The Average Annual Growth Rate (AAGR) is a metric used to measure the mean increase in the value of an investment, portfolio, asset, or cash stream over a specified period. It provides a simplified way to understand how an investment grows or declines on average each year over a given timeframe.
AAGR is crucial for investors as it offers a single summary statistic that represents the growth performance of investments over multiple periods. It aids in comparing historical performance among different investments or portfolios.
Financial Planning
Understanding the AAGR assists in forecasting future performance and making informed decisions about asset allocations and wealth planning.
How to Calculate AAGR
The AAGR is calculated using the following formula:
$$
\text{AAGR} = \frac{\sum_{t=1}^{n} \frac{(EV_t - BV_{t-1})}{BV_{t-1}}}{n}
$$
Where:
- \( EV_t \) = Ending value at time \( t \)
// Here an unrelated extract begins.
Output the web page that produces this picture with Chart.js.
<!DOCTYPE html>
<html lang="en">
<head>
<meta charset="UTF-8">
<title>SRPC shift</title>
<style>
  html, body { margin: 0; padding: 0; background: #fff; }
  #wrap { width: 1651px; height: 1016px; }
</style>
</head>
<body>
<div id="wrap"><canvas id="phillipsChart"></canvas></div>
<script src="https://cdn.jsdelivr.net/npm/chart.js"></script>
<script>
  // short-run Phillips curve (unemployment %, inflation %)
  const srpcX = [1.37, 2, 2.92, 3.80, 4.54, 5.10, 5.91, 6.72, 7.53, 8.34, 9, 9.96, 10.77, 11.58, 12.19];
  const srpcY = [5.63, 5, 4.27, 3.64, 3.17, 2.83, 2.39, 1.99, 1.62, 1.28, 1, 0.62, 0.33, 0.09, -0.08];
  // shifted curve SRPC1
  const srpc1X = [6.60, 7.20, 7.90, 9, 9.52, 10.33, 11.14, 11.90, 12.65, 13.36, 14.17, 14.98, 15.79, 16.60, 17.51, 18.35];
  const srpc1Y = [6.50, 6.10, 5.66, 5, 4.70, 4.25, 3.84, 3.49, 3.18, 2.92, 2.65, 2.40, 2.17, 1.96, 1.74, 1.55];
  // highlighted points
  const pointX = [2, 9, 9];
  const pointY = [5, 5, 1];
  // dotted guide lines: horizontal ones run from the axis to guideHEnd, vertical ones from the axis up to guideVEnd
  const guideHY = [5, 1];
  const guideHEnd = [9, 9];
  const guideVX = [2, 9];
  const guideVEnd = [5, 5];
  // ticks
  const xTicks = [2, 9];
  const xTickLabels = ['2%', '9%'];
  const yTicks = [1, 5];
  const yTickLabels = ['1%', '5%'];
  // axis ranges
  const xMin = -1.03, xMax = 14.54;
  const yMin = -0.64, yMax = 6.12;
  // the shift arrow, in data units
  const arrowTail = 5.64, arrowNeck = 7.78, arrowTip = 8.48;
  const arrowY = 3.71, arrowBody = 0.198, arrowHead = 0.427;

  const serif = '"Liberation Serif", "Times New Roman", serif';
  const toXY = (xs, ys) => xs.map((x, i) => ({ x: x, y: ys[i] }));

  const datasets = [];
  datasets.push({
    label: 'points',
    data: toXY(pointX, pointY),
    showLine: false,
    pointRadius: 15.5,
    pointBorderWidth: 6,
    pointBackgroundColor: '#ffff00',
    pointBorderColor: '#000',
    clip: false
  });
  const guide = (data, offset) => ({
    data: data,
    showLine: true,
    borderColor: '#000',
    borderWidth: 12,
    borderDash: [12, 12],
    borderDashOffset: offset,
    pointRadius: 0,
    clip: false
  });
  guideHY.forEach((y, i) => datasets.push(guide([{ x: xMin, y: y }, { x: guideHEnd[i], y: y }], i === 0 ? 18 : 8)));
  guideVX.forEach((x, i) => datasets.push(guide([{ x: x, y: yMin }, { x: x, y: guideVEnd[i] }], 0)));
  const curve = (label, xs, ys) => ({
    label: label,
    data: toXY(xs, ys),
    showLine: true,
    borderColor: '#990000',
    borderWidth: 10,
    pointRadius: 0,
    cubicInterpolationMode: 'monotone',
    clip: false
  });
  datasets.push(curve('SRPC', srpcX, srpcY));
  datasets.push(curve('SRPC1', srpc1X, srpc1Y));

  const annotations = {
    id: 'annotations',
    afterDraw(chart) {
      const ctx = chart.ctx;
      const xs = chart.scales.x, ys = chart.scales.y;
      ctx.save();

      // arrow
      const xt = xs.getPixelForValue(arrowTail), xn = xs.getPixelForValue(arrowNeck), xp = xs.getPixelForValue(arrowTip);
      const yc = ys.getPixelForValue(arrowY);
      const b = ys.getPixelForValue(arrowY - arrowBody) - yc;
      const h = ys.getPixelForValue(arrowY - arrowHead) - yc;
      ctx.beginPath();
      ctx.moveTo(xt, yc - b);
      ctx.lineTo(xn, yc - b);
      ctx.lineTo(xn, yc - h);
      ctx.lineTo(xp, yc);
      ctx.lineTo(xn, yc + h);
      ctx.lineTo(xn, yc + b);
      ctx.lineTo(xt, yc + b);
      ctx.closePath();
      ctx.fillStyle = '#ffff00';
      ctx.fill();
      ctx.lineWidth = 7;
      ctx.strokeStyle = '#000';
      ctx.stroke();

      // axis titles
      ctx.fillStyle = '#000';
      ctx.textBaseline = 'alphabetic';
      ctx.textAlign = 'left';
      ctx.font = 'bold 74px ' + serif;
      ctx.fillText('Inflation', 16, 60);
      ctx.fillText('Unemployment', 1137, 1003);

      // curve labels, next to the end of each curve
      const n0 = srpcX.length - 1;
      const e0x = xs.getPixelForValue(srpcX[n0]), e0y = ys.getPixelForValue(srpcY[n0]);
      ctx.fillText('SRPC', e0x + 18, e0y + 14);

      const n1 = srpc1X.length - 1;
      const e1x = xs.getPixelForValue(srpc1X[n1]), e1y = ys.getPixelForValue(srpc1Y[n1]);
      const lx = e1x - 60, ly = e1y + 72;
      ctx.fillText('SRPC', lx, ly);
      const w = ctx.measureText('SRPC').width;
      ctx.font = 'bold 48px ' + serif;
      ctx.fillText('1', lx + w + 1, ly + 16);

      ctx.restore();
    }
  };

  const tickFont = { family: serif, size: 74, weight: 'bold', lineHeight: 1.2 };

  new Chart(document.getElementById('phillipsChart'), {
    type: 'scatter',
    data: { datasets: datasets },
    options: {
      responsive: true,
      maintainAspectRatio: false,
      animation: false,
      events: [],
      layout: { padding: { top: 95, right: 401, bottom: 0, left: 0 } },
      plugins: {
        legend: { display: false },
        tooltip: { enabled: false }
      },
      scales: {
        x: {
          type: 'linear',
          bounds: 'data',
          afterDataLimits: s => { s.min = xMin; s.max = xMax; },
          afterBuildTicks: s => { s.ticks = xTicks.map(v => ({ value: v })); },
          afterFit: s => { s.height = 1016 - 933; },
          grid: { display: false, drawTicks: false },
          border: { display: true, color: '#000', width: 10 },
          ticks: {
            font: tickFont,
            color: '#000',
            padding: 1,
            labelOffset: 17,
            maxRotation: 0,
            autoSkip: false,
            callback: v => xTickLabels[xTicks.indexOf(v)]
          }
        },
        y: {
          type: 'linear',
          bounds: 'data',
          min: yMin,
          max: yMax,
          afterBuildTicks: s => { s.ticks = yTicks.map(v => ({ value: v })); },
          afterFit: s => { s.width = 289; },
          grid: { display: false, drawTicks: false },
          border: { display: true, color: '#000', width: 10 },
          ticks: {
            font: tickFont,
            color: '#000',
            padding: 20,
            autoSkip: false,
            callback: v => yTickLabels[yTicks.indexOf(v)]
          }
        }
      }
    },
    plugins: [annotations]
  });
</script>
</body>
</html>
- \( BV_{t-1} \) = Beginning value at time \( t-1 \)
- \( n \) = Number of years
Step-by-Step Example
- Identify the values: Assume an investment grows from $10,000 to $15,000 in Year 1, to $18,000 in Year 2, and to $22,000 in Year 3.
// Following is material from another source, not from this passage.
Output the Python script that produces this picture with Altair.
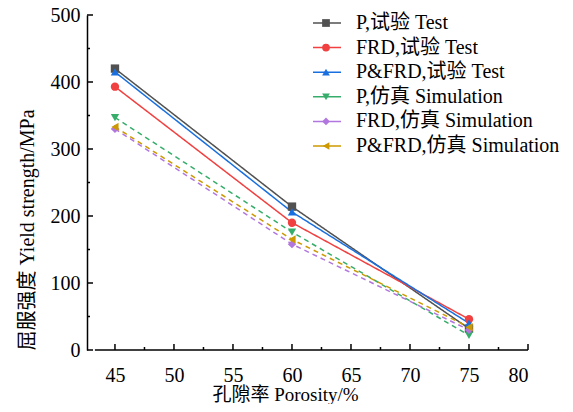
import altair as alt
import pandas as pd

series = ["P,试验 Test", "FRD,试验 Test", "P&FRD,试验 Test",
          "P,仿真 Simulation", "FRD,仿真 Simulation", "P&FRD,仿真 Simulation"]
porosity = [45, 60, 75]
p_test = [420, 214, 32]
frd_test = [393, 190, 46]
pfrd_test = [415, 206, 40]
p_sim = [347, 176, 22]
frd_sim = [330, 158, 30]
pfrd_sim = [333, 165, 34]

colors = ["#515151", "#F14040", "#1A6FDF", "#37AD6B", "#B177DE", "#CC9900"]
shapes = ["square", "circle", "triangle-up", "triangle-down", "diamond", "triangle-left"]
dashes = [[1, 0], [1, 0], [1, 0], [5, 4], [5, 4], [5, 4]]

x_major = [45, 50, 55, 60, 65, 70, 75, 80]
x_minor = [47.5, 52.5, 57.5, 62.5, 67.5, 72.5, 77.5]
y_major = [0, 100, 200, 300, 400, 500]
y_minor = [50, 150, 250, 350, 450]

rows = []
for name, vals in zip(series, [p_test, frd_test, pfrd_test, p_sim, frd_sim, pfrd_sim]):
    for xv, yv in zip(porosity, vals):
        rows.append({"series": name, "series_p": name, "x": xv, "y": yv})
df = pd.DataFrame(rows)

W, H = 441, 335
FONT = "Liberation Serif, Noto Sans CJK SC"
xs = alt.Scale(domain=[42.63, 80], nice=False, zero=False)
ys = alt.Scale(domain=[0, 500], nice=False)

base = alt.Chart(df)

lines = base.mark_line(strokeWidth=1.5).encode(
    x=alt.X("x:Q", scale=xs, axis=alt.Axis(values=x_major, title="孔隙率 Porosity/%", domain=False,
                                          ticks=False, grid=False, labelPadding=15,
                                          labelFontSize=20, titleFontSize=19, labelFont=FONT, titleFont=FONT,
                                          titleFontWeight="normal", titleX=198, titleY=44,
                                          titleBaseline="middle", labelColor="#000", titleColor="#000")),
    y=alt.Y("y:Q", scale=ys, axis=alt.Axis(values=y_major, title="屈服强度 Yield strength/MPa",
                                          domainColor="#000", domainWidth=1.5, ticks=False, grid=False,
                                          labelPadding=7, labelFontSize=20, titleFontSize=20,
                                          labelFont=FONT, titleFont=FONT, titleFontWeight="normal",
                                          titleX=-60, titleAnchor="start", titleBaseline="middle",
                                          labelColor="#000", titleColor="#000")),
    color=alt.Color("series:N", scale=alt.Scale(domain=series, range=colors),
                    legend=alt.Legend(title=None, orient="none", legendX=225, legendY=-2,
                                      symbolType="stroke", symbolSize=784, symbolStrokeWidth=1.5,
                                      labelFontSize=20, labelFont=FONT, labelColor="#000",
                                      rowPadding=4.6, labelOffset=14, clipHeight=20, labelLimit=400)),
    strokeDash=alt.StrokeDash("series:N", scale=alt.Scale(domain=series, range=dashes), legend=None),
    detail="series:N",
)

points = base.mark_point(filled=True, opacity=1, size=70).encode(
    x=alt.X("x:Q", scale=xs),
    y=alt.Y("y:Q", scale=ys),
    color=alt.Color("series_p:N", scale=alt.Scale(domain=series, range=colors),
                    legend=alt.Legend(title=None, orient="none", legendX=229, legendY=-2,
                                      symbolSize=60, labelFontSize=20, labelFont=FONT,
                                      labelExpr="''", rowPadding=4.6, clipHeight=20,
                                      symbolStrokeWidth=0, labelLimit=400)),
    shape=alt.Shape("series_p:N", scale=alt.Scale(domain=series, range=shapes)),
)

# inward axis ticks and x-axis line
xaxis_line = alt.Chart(pd.DataFrame({"a": [43.3], "b": [80]})).mark_rule(color="#000", strokeWidth=1.5).encode(
    x=alt.X("a:Q", scale=xs), x2="b:Q", y=alt.value(H))
xmaj = alt.Chart(pd.DataFrame({"v": x_major})).mark_rule(color="#000", strokeWidth=1.5).encode(
    x=alt.X("v:Q", scale=xs), y=alt.value(H), y2=alt.value(H - 6))
xmin = alt.Chart(pd.DataFrame({"v": x_minor})).mark_rule(color="#000", strokeWidth=1.5).encode(
    x=alt.X("v:Q", scale=xs), y=alt.value(H), y2=alt.value(H - 3))
ymaj = alt.Chart(pd.DataFrame({"v": y_major})).mark_rule(color="#000", strokeWidth=1.5).encode(
    y=alt.Y("v:Q", scale=ys), x=alt.value(0), x2=alt.value(6))
ymin = alt.Chart(pd.DataFrame({"v": y_minor})).mark_rule(color="#000", strokeWidth=1.5).encode(
    y=alt.Y("v:Q", scale=ys), x=alt.value(0), x2=alt.value(3))

chart = alt.layer(lines, points, xaxis_line, xmaj, xmin, ymaj, ymin).resolve_scale(
    color="independent", shape="independent"
).resolve_legend(color="independent", shape="independent").properties(
    width=W, height=H,
    autosize=alt.AutoSizeParams(type="none"),
    padding={"left": 79, "top": 7, "right": 37, "bottom": 54},
).configure_view(stroke=None).configure_legend(padding=0)

chart.save("out.html", embed_options={"renderer": "svg", "actions": False})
- Calculate the annual growth rates:
- Year 1: \(\frac{(15,000 - 10,000)}{10,000} = 0.50\) or 50%
- Year 2: \(\frac{(18,000 - 15,000)}{15,000} = 0.20\) or 20%
- Year 3: \(\frac{(22,000 - 18,000)}{18,000} = 0.222\) or 22.2%
- Compute the AAGR: \(\text{AAGR} = \frac{(0.50 + 0.20 + 0.222)}{3} = 0.307\) or 30.7%
Advantages
- Simplicity: The AAGR provides an easy-to-understand average growth measure.
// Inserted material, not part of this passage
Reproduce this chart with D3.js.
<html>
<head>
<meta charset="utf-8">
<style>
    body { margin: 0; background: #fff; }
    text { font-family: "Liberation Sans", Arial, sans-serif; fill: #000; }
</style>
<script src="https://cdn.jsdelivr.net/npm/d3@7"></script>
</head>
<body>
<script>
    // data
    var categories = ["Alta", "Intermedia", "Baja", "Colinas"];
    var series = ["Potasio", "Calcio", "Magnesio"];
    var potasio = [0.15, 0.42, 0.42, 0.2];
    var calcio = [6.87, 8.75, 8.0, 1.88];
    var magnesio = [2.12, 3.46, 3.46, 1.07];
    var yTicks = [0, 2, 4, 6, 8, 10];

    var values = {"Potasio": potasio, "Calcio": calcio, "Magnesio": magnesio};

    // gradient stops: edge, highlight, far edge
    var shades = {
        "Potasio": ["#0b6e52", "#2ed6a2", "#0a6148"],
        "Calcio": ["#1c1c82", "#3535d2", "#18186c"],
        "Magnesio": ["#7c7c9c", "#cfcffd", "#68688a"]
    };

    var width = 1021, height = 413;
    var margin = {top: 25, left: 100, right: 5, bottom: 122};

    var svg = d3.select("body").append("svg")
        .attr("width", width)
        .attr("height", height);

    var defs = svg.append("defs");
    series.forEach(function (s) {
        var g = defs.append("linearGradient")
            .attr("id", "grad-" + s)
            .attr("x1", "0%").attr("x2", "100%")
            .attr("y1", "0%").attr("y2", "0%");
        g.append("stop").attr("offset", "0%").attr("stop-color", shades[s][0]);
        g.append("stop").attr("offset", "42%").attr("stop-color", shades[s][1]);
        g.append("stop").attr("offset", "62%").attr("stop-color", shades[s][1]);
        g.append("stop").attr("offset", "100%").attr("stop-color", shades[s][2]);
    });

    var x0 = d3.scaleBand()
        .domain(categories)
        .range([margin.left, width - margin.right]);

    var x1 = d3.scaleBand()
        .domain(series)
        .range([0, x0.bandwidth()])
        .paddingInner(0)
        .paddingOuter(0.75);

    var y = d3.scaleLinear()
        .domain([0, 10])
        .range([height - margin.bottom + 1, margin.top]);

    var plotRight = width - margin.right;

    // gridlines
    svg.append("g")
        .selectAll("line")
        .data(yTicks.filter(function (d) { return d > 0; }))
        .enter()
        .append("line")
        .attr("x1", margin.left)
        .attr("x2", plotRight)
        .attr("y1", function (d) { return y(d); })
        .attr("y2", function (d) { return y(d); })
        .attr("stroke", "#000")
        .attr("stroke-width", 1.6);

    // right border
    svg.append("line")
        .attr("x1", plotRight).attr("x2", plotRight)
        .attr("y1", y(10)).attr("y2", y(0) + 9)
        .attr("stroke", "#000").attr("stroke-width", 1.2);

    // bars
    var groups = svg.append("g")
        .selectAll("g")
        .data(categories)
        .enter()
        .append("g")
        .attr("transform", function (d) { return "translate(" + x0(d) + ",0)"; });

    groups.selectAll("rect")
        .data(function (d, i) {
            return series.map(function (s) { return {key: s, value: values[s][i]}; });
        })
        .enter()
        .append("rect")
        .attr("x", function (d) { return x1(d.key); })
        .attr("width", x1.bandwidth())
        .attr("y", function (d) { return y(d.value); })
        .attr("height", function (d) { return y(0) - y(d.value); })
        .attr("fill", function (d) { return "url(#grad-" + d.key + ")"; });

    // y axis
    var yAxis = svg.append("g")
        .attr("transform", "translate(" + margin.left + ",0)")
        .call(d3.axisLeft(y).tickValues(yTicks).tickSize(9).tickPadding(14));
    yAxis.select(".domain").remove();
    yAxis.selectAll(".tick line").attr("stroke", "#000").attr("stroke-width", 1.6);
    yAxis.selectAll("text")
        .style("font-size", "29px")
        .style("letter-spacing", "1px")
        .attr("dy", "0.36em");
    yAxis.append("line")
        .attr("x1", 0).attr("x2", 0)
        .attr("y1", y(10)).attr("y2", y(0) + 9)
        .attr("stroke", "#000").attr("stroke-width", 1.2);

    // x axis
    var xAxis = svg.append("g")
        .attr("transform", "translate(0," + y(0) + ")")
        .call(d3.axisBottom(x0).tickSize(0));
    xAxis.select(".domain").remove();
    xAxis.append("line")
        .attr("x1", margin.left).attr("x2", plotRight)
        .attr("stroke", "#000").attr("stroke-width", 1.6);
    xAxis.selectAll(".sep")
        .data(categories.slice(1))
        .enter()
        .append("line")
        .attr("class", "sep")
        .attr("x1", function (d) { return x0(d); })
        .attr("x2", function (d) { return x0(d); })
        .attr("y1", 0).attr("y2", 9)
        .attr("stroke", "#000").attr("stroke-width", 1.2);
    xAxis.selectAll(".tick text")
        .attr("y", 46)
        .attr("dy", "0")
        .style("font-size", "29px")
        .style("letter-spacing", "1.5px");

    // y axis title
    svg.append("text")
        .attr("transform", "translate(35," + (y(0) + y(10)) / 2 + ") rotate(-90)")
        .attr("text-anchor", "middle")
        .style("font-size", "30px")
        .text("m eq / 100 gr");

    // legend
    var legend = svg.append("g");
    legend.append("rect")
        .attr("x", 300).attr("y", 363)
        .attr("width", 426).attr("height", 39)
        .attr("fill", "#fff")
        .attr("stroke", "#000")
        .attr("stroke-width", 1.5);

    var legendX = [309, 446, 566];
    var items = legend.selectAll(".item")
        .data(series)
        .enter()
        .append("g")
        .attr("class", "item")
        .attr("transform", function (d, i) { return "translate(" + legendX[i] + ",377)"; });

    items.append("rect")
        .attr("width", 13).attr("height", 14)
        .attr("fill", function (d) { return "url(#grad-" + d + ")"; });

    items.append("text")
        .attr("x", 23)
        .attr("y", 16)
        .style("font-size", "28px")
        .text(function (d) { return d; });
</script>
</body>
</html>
- Comparative Measure: It allows for straightforward comparisons across different investments and time periods.
Disadvantages
- Ignores Volatility: The AAGR does not account for the variability in growth rates from year to year.
- Not Compounded: It does not reflect the compound growth effect, which might be more relevant in long-term investments.
Historical Context of AAGR
AAGR has been widely employed in financial analysis for decades, particularly useful during times when more sophisticated models and computational tools were not as accessible. However, its simplicity remains valued even in the era of advanced analytics.
Applicability of AAGR
AAGR can be applied in various fields such as stock market analysis, real estate, business growth analysis, and economic forecasting. It helps provide a quick snapshot of average performance without delving into complex statistical analyses.
Compound Annual Growth Rate (CAGR)
Unlike AAGR, the Compound Annual Growth Rate (CAGR) accounts for the compounding effect over time, reflecting a smoothed annual growth rate that assumes the investment grows at a consistent rate.
$$
\text{CAGR} = \left(\frac{EV}{BV}\right)^{\frac{1}{n}} - 1
$$
- Comparison Example: Using the previous example values, \( EV = $22,000 \), \( BV = $10,000 \), and \( n = 3 \):
$$
\text{CAGR} = \left(\frac{22,000}{10,000}\right)^{\frac{1}{3}} - 1 = 0.294\\) or 29.4%
$$
- Simple Growth Rate: Measures growth or decline without averaging over years.
- Geometric Mean: Used in CAGR to account for the compounding effect.
FAQs
What is the difference between AAGR and CAGR?
AAGR is a straightforward average of annual growth rates, whereas CAGR represents a smoothed annual growth rate that factors in compounding over time.
Which is better, AAGR or CAGR?
CAGR is generally preferred for long-term investments due to its consideration of compounding, but AAGR can provide a quicker, albeit less detailed, snapshot of average performance.